**WHAT YOU WILL DO**
Reproduce nothing except the lines between the line with "What React, TypeScript" and the line with "Chart.register(...registerables);", both ends included, and please leave out pictures.

**GIVEN RECORDS**

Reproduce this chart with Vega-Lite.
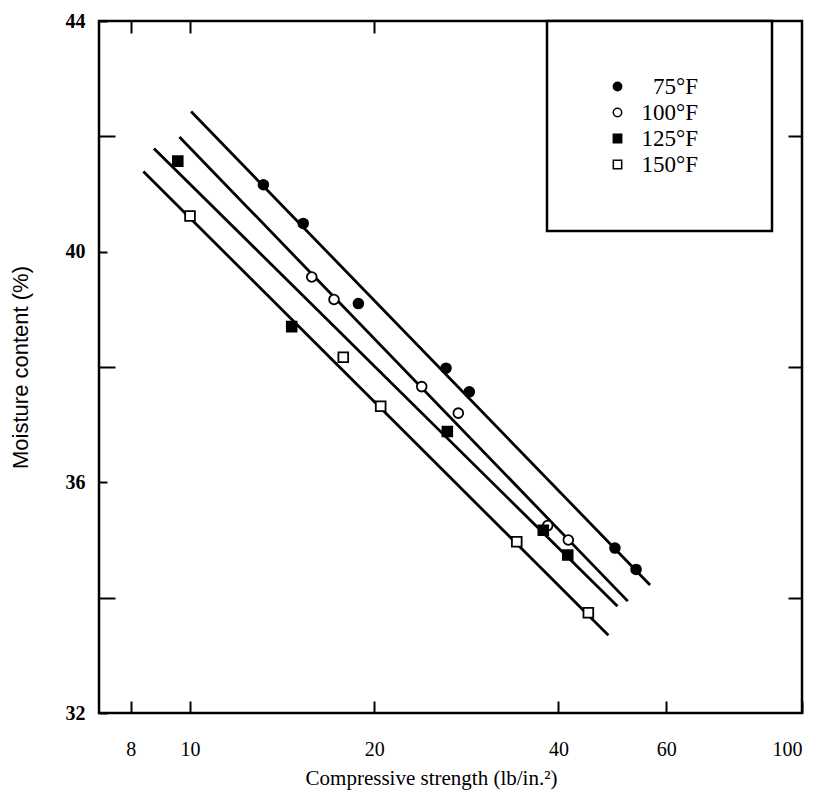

* * *

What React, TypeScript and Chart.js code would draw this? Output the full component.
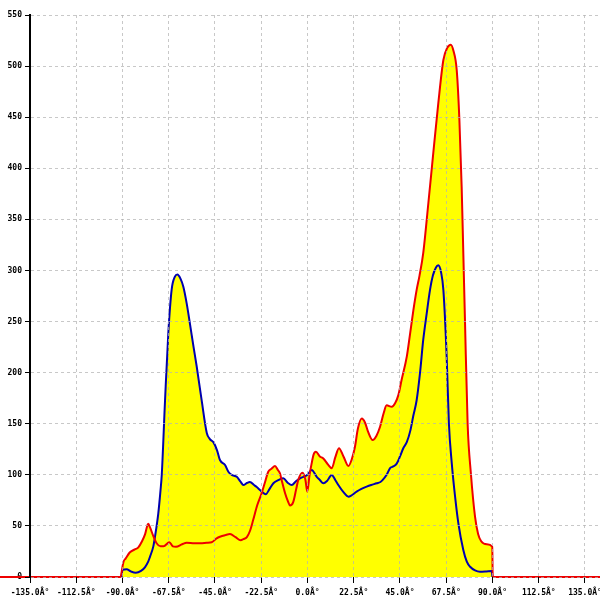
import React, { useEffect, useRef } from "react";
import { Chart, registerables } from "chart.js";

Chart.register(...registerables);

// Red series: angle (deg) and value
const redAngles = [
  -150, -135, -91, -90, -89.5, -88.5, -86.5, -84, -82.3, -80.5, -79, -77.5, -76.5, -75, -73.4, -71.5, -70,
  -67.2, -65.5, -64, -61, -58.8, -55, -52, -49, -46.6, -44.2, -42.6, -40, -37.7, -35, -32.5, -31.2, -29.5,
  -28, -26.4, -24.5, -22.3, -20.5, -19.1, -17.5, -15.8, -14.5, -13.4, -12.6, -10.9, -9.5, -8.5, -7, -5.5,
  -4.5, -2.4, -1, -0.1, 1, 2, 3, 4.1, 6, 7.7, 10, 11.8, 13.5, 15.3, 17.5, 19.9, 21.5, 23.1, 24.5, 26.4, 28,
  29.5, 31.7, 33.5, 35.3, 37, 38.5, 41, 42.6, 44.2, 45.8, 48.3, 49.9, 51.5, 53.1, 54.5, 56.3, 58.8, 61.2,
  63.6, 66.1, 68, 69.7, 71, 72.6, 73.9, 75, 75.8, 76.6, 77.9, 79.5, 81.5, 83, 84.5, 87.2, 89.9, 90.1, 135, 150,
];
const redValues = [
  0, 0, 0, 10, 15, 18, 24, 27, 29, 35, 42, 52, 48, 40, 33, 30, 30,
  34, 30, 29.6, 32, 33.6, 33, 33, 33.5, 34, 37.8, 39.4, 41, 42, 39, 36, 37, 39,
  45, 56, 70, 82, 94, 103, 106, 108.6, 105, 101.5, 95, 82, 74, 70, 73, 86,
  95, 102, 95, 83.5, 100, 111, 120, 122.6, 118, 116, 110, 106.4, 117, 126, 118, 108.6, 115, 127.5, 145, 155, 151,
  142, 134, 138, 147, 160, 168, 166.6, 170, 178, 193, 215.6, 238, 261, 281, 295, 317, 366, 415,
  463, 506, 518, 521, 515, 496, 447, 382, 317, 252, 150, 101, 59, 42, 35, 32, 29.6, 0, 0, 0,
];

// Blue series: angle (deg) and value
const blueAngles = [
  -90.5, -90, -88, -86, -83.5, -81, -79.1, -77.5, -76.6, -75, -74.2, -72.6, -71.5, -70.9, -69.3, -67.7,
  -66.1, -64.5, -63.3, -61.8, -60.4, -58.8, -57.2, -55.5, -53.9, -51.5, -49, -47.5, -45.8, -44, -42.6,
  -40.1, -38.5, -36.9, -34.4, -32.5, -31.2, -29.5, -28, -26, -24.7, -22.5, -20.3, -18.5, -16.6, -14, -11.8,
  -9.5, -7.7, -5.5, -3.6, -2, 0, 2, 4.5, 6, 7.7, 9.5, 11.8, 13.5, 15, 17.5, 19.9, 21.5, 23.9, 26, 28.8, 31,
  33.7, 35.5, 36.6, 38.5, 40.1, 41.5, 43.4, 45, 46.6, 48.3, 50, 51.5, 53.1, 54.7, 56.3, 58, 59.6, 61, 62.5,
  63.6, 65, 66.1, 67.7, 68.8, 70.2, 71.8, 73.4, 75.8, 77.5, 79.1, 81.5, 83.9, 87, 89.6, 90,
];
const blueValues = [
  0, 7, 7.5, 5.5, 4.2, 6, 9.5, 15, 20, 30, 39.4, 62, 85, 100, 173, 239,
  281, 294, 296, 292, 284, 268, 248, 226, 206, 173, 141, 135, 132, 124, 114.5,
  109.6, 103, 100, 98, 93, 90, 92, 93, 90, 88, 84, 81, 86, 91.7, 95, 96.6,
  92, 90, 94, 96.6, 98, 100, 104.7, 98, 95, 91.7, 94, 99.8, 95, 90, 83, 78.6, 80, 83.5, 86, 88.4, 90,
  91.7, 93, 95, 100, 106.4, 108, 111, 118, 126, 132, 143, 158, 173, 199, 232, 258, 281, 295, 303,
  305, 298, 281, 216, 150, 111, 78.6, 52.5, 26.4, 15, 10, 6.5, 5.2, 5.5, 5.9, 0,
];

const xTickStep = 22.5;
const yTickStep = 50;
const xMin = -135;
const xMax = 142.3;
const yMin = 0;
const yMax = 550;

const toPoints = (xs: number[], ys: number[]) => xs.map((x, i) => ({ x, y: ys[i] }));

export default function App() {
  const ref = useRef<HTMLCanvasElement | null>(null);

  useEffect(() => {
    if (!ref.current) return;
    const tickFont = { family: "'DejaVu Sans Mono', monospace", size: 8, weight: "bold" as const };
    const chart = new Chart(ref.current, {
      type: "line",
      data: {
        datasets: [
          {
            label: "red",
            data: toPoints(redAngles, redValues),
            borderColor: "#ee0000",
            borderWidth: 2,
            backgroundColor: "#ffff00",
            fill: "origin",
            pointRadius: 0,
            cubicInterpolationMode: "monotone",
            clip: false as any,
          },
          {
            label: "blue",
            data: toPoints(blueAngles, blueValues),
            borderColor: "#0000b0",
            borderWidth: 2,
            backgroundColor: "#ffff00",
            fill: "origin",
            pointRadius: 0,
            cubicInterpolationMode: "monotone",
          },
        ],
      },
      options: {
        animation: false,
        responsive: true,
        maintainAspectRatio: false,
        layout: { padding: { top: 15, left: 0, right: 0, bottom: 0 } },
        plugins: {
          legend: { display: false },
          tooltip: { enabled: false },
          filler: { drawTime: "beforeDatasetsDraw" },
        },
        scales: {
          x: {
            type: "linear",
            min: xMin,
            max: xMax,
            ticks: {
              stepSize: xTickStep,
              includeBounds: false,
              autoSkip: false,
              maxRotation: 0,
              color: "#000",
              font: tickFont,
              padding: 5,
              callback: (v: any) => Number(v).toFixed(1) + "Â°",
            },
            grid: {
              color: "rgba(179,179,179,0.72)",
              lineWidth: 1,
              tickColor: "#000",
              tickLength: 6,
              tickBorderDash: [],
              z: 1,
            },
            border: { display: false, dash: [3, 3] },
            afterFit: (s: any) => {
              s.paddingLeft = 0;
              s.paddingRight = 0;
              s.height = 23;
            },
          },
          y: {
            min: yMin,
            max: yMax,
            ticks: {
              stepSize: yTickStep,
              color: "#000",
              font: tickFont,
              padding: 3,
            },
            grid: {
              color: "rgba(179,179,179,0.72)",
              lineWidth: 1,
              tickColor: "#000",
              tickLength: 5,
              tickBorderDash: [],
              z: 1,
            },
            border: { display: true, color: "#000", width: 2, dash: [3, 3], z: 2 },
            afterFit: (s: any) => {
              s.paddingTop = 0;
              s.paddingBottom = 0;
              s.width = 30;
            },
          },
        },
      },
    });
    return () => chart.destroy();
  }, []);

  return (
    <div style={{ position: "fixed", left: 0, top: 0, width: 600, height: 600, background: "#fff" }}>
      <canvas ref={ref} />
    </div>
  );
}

==

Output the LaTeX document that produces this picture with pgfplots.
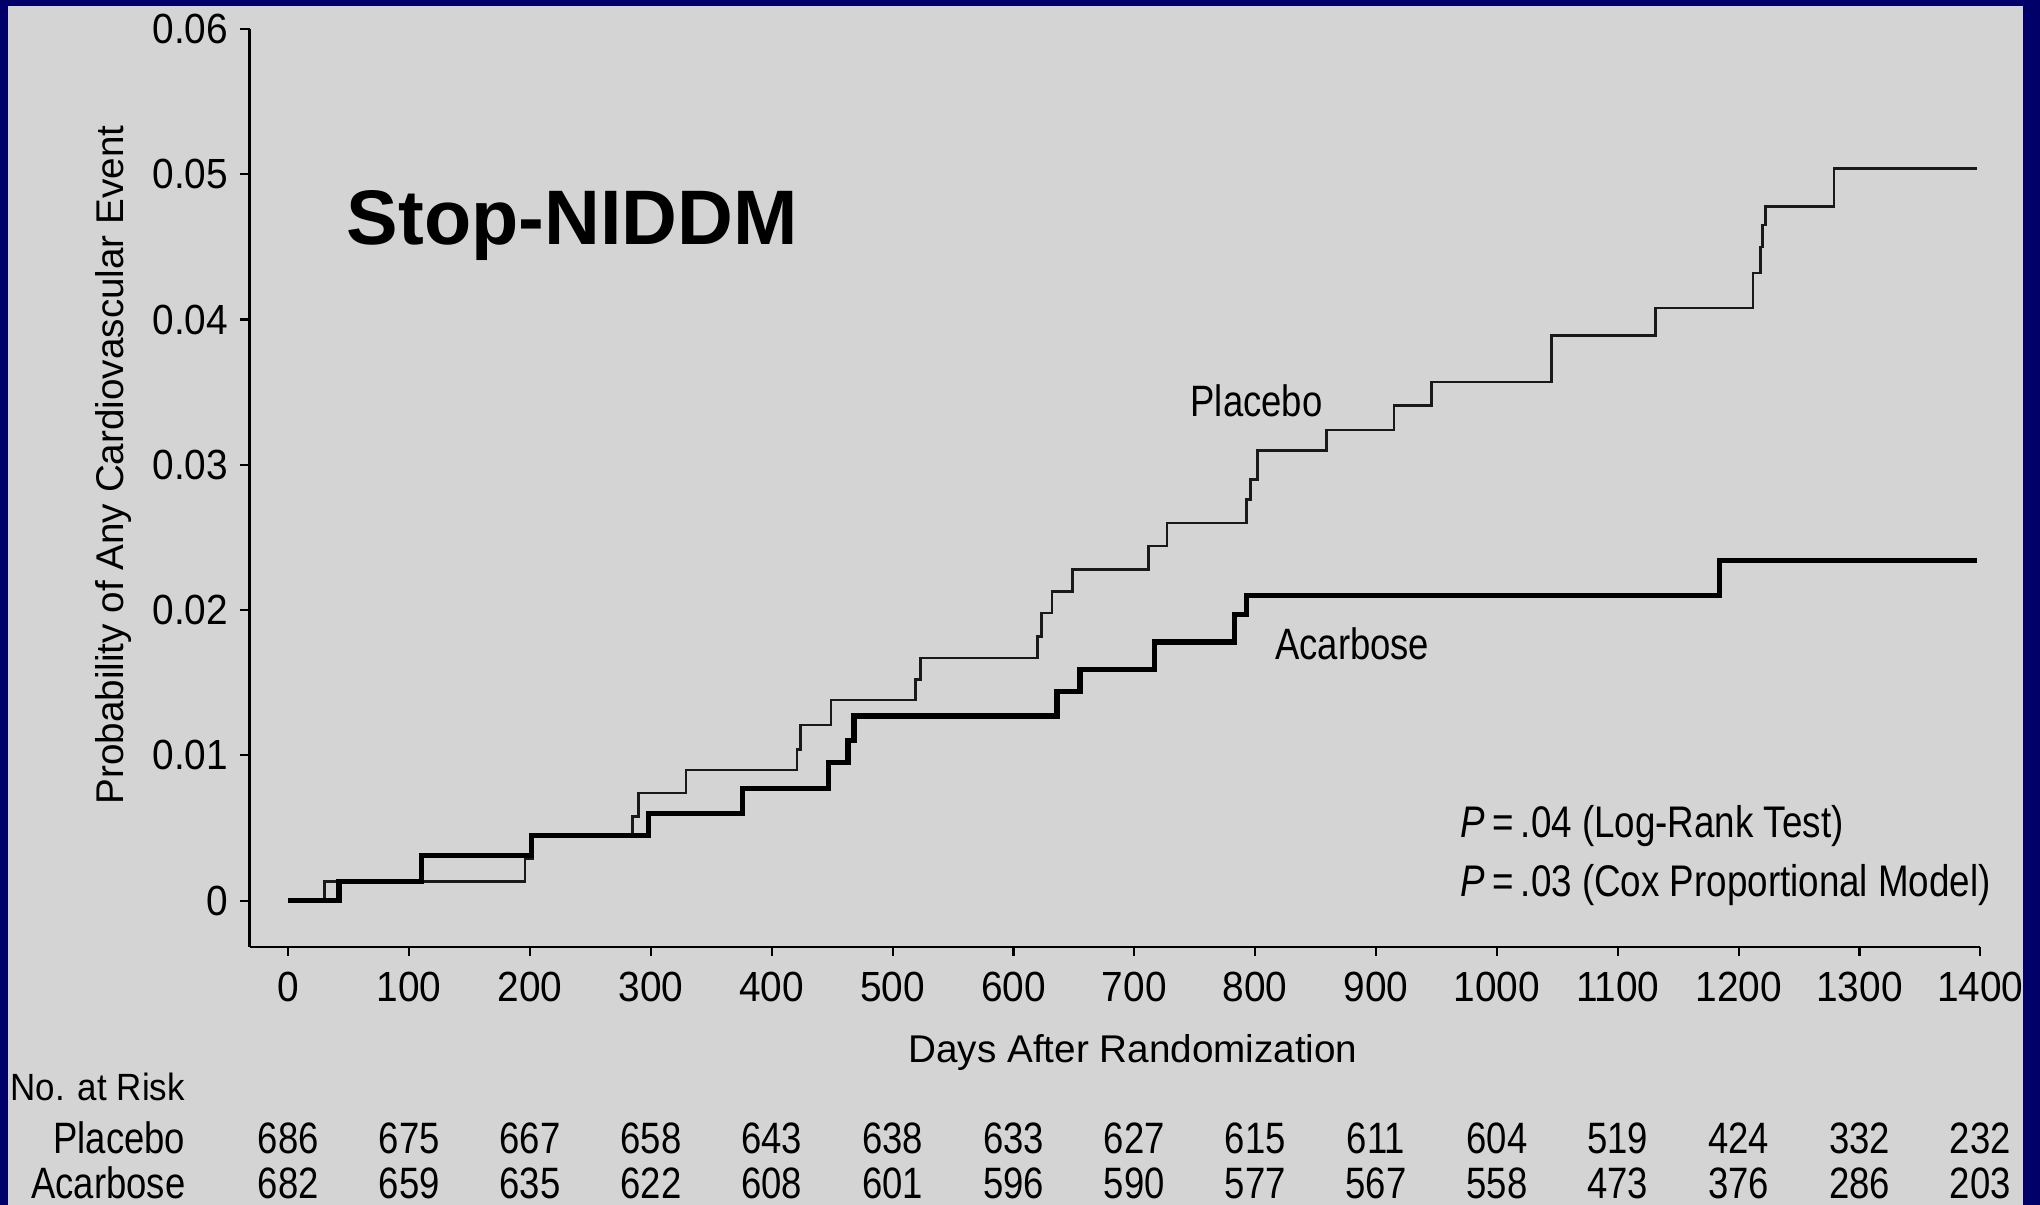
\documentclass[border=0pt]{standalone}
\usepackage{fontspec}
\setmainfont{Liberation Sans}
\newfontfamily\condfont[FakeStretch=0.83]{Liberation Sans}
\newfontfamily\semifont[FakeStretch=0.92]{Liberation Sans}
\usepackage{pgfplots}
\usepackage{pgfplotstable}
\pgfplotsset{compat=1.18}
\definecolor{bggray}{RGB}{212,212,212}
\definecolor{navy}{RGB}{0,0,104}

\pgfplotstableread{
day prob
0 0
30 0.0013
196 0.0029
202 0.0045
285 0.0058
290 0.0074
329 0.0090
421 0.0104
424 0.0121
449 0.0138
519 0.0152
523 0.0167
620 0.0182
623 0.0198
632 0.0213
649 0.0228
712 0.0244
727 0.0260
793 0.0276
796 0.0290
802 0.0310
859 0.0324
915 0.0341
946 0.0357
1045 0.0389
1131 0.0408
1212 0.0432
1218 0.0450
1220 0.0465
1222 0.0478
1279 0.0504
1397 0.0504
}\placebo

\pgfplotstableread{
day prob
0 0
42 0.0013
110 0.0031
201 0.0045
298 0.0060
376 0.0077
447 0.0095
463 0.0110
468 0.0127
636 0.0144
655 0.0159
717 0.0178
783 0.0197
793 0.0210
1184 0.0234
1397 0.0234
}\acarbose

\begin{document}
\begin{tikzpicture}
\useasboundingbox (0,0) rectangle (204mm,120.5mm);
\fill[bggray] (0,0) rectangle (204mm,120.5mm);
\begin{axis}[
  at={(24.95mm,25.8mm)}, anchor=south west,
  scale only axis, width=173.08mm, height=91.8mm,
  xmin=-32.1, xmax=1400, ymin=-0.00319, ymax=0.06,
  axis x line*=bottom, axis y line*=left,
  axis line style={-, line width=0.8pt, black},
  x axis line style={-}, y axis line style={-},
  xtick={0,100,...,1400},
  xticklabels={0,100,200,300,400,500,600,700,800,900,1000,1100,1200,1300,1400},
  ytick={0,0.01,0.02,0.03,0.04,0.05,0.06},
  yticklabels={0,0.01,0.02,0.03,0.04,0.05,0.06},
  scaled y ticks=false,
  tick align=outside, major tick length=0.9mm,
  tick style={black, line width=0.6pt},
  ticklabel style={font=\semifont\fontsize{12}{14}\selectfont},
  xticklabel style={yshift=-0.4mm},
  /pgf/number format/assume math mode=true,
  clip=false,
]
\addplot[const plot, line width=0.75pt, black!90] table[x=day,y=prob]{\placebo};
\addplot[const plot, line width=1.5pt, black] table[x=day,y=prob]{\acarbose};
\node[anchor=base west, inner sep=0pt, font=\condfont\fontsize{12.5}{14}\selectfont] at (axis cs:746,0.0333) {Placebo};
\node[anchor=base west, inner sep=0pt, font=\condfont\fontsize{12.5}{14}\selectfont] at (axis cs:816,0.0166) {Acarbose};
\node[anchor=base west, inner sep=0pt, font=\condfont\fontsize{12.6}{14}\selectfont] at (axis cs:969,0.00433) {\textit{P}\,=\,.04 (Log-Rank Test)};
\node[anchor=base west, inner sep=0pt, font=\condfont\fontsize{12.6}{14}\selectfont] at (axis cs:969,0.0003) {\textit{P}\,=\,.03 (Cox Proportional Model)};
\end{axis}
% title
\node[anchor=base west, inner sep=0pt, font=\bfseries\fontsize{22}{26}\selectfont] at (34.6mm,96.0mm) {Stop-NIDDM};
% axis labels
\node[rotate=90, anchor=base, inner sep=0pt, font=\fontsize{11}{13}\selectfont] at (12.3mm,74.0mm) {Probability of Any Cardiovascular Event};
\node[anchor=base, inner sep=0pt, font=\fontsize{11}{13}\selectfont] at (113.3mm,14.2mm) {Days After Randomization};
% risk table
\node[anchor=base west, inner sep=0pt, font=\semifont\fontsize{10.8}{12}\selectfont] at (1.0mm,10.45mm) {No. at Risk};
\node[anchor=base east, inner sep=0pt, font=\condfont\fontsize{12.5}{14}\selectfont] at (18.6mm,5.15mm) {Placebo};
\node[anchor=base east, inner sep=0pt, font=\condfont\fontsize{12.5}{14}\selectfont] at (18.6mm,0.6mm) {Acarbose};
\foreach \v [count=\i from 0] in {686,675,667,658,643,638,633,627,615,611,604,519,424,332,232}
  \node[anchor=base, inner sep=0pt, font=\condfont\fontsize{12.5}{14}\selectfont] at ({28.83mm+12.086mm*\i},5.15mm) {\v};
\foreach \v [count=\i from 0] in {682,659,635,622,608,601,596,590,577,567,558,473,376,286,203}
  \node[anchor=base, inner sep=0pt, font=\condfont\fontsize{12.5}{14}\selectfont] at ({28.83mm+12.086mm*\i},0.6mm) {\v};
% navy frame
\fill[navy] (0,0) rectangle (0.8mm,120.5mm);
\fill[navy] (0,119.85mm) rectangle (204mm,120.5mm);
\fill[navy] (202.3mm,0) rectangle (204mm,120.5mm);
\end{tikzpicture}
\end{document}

**FULL OUTPUT**
What React, TypeScript and Chart.js code would draw this? Output the full component.
import React, { useEffect, useRef } from "react";
import { Chart, registerables } from "chart.js";

Chart.register(...registerables);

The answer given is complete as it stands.